Monday, Apr. 14, 1952

Westward Ho!.

A Vancouver Stock Exchange official watched the frantic floor trading one day last week and murmured: "A miniature 1929." On Calgary's exchange, 1,747,284 shares were traded--an alltime high. In Toronto, where 6,537,000 shares were traded, excitement swept Bay Street like a prairie fire; the high-speed ticker fell 17 minutes behind. Even in Manhattan, far from the source of the commotion, the New York Curb Exchange exceeded the volume of the New York Stock Exchange's Big Board for the first time on a full trading day in six years. Oil stocks, especially Alberta's, were the riotous star performers. The fillip that touched off their jump had long been anticipated; but when it came, the jump was bigger than expected.

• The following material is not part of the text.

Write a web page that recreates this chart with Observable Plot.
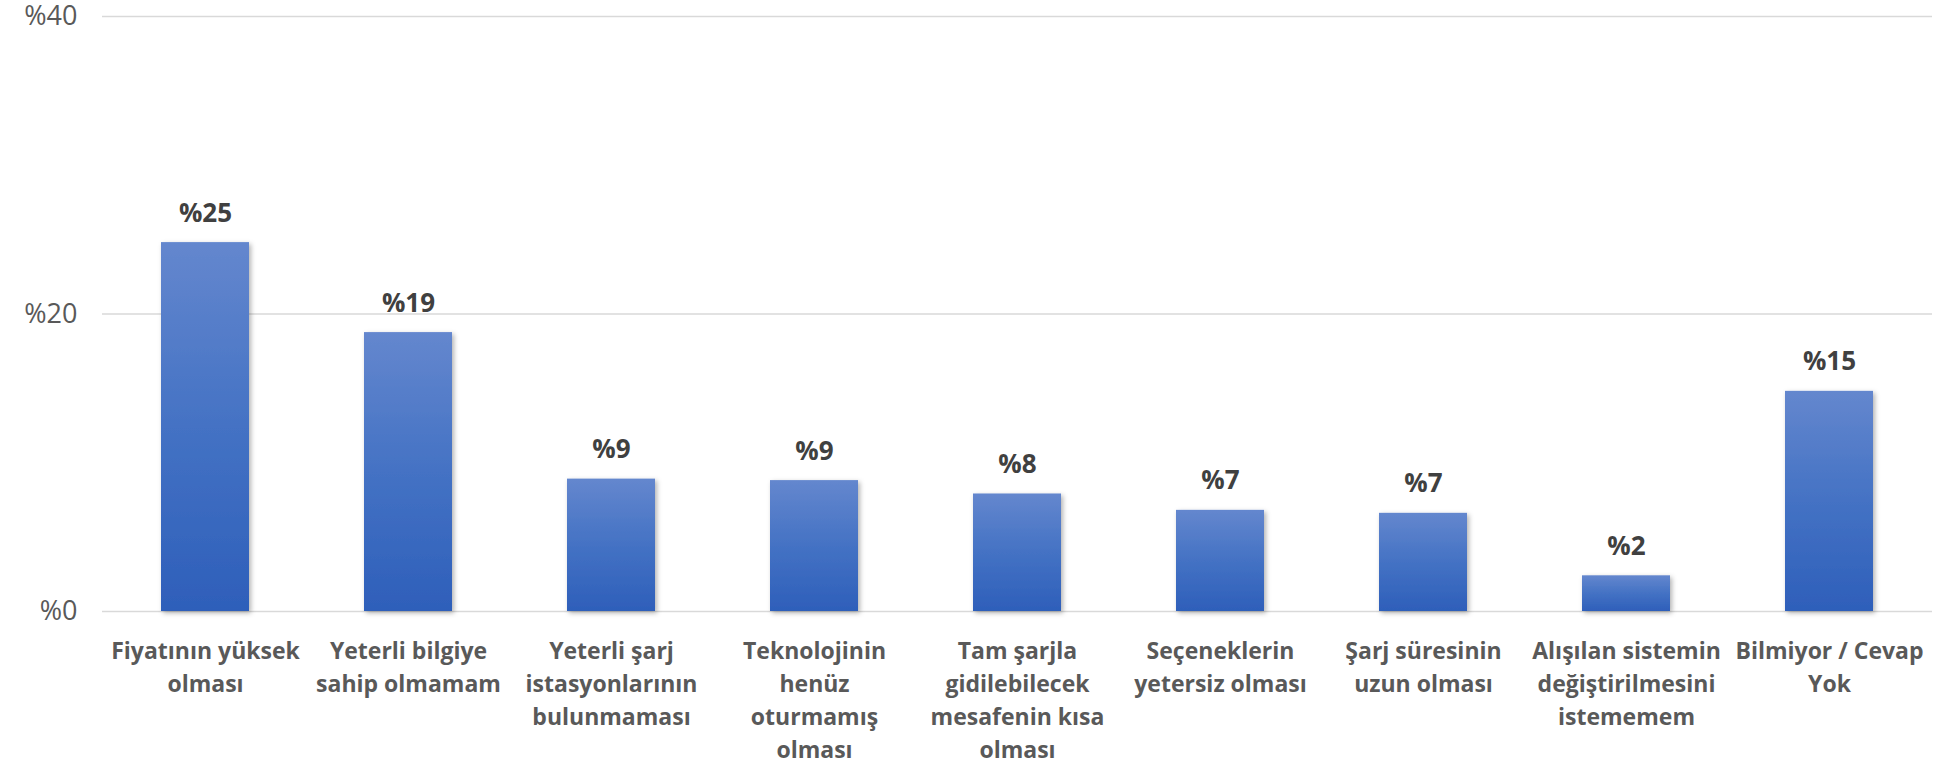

Late the preceding afternoon, Alberta's

Premier Ernest Manning had announced that the Westcoast Transmission Co. had been given permission to pipe natural gas from Alberta's Peace River oilfield to Vancouver and down across the U.S. border to Seattle and the Pacific Northwest. A closer look at Manning's announcement caused many knowing gas & oil men to wonder what all the trading excitement was about. The Alberta Conservation Board, while approving Westcoast's application, had declined to approve five other applications for permits to tap Alberta's gas reserves. It had carefully earmarked a mere 300 billion cu. ft. for export; one utility man reckoned that it would take five times that much to justify a $100 million pipeline to Seattle. The obvious fact: Alberta was by no means ready to permit large-scale gas export. The province still stood by its established policy of holding on to its gas, hoping to bring industry to Alberta.